** The request **
Skipping all pictures, set down the lines of the listing from the first through the one with "(0,0) rectangle (1317,574);".

** Material **
************
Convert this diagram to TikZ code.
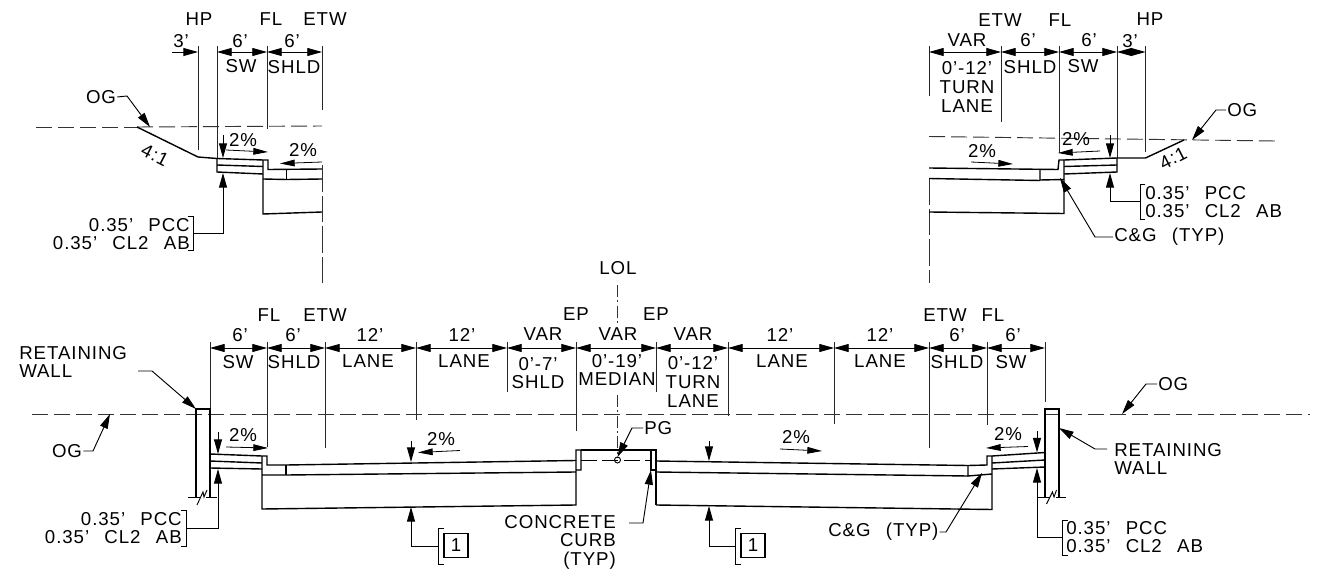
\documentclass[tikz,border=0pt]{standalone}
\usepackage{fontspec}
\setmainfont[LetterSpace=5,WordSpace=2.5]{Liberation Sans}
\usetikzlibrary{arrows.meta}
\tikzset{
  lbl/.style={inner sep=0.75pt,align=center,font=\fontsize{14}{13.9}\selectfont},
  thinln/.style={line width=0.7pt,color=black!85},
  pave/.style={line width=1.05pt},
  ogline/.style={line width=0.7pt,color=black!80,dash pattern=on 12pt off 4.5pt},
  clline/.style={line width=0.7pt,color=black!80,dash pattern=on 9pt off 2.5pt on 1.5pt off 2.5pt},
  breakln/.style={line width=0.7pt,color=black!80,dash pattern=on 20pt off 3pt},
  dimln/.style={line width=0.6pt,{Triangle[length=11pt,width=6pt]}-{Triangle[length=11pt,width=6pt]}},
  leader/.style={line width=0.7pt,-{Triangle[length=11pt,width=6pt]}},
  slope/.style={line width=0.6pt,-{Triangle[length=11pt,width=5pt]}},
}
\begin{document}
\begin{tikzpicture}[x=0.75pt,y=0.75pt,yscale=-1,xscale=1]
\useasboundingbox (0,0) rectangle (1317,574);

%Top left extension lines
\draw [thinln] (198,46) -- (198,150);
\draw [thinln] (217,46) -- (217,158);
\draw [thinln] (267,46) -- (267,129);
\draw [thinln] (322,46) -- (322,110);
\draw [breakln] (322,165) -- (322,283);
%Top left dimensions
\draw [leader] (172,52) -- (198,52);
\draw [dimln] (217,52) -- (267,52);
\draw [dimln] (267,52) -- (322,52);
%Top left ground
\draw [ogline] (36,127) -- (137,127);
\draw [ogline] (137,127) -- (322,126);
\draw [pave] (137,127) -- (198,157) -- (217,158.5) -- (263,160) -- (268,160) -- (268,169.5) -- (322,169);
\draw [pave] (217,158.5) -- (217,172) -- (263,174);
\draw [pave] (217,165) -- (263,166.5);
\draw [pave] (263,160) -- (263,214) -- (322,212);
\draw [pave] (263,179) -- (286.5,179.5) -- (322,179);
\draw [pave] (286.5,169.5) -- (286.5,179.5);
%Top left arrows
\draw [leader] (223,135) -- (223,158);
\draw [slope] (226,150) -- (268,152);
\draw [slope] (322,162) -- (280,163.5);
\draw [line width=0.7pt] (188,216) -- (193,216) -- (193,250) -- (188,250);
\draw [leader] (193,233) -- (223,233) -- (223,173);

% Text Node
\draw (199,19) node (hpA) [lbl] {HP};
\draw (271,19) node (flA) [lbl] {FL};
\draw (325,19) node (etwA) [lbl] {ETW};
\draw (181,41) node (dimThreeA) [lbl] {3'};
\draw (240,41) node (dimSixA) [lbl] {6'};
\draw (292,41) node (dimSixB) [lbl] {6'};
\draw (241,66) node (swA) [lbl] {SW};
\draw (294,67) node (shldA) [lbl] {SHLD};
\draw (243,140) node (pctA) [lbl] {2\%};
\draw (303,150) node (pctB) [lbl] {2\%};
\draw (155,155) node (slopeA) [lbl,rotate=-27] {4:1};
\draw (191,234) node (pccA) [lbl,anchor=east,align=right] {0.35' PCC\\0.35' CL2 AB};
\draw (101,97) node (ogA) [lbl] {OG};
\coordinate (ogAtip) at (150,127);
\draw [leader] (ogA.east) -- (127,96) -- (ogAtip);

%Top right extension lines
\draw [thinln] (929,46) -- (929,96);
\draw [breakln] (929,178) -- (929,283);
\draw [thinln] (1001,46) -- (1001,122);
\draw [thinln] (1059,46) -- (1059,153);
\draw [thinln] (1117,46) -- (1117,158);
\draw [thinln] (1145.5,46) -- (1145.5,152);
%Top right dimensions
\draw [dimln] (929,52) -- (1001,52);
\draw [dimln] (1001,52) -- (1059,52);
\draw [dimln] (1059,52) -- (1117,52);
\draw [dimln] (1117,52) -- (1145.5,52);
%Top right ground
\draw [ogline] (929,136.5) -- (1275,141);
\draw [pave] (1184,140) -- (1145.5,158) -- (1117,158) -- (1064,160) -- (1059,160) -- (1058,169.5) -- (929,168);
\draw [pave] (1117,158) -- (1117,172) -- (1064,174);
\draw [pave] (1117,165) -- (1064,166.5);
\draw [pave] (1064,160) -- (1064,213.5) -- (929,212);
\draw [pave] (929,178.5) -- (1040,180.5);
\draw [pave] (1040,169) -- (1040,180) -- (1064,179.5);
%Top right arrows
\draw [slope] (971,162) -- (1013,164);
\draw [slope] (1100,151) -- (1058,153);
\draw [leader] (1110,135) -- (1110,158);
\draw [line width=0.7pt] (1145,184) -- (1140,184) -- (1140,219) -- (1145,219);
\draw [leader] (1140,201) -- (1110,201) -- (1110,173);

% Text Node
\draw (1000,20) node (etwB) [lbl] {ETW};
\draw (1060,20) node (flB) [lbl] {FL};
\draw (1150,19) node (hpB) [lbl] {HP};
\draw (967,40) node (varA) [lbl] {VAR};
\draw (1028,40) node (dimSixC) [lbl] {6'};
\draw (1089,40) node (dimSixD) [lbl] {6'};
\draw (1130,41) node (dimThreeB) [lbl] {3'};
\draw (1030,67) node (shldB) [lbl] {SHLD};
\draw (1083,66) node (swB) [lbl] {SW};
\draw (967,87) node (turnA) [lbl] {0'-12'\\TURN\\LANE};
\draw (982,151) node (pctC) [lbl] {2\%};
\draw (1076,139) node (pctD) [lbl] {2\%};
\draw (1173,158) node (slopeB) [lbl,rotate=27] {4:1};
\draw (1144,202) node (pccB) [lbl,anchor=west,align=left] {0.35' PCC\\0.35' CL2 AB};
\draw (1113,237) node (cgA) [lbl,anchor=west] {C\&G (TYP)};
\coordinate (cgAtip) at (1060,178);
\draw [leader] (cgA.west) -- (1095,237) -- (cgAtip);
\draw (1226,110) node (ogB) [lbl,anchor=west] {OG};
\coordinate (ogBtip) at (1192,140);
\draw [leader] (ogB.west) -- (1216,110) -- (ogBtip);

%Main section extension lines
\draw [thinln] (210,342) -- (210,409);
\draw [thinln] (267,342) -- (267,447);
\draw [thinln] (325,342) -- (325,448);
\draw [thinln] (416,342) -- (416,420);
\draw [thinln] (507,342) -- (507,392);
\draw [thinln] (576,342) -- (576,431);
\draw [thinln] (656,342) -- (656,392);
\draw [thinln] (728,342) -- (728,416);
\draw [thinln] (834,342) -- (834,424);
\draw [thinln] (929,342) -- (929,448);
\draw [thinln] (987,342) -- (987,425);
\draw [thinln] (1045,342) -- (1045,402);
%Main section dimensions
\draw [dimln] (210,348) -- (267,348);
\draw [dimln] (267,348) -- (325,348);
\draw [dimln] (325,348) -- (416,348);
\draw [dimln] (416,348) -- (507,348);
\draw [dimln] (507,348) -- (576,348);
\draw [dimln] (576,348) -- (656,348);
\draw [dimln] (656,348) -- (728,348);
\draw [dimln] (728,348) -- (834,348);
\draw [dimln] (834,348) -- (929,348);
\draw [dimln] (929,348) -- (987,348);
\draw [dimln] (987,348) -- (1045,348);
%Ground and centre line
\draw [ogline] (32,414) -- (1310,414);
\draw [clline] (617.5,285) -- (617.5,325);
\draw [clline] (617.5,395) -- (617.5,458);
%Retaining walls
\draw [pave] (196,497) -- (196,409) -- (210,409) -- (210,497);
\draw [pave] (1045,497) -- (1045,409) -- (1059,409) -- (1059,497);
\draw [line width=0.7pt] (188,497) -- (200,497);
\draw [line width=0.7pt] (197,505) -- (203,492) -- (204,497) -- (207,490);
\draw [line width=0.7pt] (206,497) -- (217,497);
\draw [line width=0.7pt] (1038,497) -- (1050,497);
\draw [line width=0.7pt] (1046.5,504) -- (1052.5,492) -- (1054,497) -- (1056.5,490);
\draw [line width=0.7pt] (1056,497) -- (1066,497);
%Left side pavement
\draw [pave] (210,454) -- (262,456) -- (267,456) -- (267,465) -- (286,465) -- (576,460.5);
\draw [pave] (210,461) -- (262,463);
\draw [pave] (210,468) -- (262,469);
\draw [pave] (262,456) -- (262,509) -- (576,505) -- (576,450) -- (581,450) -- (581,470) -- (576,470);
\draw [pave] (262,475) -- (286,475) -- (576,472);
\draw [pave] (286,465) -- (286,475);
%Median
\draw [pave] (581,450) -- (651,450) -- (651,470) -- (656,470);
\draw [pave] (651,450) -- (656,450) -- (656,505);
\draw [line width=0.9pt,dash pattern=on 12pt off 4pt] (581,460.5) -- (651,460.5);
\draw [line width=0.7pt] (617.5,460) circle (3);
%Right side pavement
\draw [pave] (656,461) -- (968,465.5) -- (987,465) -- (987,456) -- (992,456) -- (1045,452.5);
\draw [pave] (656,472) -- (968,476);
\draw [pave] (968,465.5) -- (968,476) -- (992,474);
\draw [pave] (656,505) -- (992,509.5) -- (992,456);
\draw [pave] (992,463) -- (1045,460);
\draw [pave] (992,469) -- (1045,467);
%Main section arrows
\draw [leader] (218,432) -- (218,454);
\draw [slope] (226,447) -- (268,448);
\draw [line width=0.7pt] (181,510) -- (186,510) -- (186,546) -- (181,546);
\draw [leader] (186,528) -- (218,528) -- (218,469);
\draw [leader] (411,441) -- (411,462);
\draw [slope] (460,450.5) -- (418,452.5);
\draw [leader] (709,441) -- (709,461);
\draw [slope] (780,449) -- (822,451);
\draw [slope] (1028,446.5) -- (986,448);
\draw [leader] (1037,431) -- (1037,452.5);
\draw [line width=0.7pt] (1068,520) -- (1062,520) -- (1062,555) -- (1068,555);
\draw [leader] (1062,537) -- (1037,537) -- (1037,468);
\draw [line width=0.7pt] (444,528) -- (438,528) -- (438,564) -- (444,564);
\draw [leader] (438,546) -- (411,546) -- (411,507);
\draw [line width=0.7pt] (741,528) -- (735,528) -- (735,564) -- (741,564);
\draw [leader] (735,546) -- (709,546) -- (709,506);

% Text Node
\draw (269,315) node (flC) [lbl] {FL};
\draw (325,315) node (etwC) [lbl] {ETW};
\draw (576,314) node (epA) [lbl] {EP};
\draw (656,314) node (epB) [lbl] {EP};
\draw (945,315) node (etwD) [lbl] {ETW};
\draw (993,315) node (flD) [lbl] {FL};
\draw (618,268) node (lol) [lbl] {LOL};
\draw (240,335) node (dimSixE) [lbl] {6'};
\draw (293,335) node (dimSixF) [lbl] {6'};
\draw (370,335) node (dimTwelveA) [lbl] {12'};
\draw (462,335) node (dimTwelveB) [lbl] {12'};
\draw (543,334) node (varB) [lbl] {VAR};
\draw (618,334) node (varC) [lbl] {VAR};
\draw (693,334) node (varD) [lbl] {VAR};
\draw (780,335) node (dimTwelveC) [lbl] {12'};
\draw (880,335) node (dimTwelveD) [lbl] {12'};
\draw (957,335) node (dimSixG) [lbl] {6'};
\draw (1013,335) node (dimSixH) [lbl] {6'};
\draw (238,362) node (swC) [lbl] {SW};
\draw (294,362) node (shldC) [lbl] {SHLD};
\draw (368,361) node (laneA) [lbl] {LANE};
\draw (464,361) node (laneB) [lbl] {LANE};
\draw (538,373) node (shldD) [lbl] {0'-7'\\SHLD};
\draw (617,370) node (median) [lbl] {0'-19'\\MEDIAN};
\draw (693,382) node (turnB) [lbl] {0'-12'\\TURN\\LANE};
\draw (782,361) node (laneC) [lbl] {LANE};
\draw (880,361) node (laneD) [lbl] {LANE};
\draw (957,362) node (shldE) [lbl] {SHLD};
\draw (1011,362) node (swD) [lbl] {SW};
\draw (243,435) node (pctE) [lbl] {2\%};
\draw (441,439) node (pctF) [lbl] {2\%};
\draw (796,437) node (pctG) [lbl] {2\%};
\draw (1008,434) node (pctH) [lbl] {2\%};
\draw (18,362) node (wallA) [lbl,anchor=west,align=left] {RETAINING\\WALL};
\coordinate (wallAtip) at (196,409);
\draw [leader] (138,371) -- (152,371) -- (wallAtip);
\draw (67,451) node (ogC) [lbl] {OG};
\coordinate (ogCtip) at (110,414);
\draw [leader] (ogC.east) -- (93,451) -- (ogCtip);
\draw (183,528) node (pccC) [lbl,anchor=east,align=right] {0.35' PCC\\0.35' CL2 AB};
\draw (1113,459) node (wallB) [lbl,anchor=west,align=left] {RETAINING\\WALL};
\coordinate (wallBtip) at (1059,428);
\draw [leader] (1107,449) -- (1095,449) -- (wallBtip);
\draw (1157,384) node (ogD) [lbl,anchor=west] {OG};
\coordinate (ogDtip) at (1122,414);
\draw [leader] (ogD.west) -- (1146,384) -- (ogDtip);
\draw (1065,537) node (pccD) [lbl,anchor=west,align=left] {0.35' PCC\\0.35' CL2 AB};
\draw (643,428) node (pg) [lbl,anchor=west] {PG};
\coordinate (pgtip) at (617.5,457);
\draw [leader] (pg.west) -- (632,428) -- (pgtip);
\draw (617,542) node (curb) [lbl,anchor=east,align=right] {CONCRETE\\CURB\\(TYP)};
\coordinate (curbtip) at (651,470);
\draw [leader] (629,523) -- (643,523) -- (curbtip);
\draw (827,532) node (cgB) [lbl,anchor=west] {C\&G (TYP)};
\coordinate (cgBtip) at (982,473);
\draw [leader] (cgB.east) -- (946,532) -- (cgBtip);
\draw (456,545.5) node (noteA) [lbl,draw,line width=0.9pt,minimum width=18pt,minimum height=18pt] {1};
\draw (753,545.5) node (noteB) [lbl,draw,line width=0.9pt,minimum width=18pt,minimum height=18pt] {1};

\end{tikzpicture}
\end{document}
************
** Exercise solution **
Convert this diagram to TikZ code.
\documentclass[tikz,border=0pt]{standalone}
\usepackage{fontspec}
\setmainfont[LetterSpace=5,WordSpace=2.5]{Liberation Sans}
\usetikzlibrary{arrows.meta}
\tikzset{
  lbl/.style={inner sep=0.75pt,align=center,font=\fontsize{14}{13.9}\selectfont},
  thinln/.style={line width=0.7pt,color=black!85},
  pave/.style={line width=1.05pt},
  ogline/.style={line width=0.7pt,color=black!80,dash pattern=on 12pt off 4.5pt},
  clline/.style={line width=0.7pt,color=black!80,dash pattern=on 9pt off 2.5pt on 1.5pt off 2.5pt},
  breakln/.style={line width=0.7pt,color=black!80,dash pattern=on 20pt off 3pt},
  dimln/.style={line width=0.6pt,{Triangle[length=11pt,width=6pt]}-{Triangle[length=11pt,width=6pt]}},
  leader/.style={line width=0.7pt,-{Triangle[length=11pt,width=6pt]}},
  slope/.style={line width=0.6pt,-{Triangle[length=11pt,width=5pt]}},
}
\begin{document}
\begin{tikzpicture}[x=0.75pt,y=0.75pt,yscale=-1,xscale=1]
\useasboundingbox (0,0) rectangle (1317,574);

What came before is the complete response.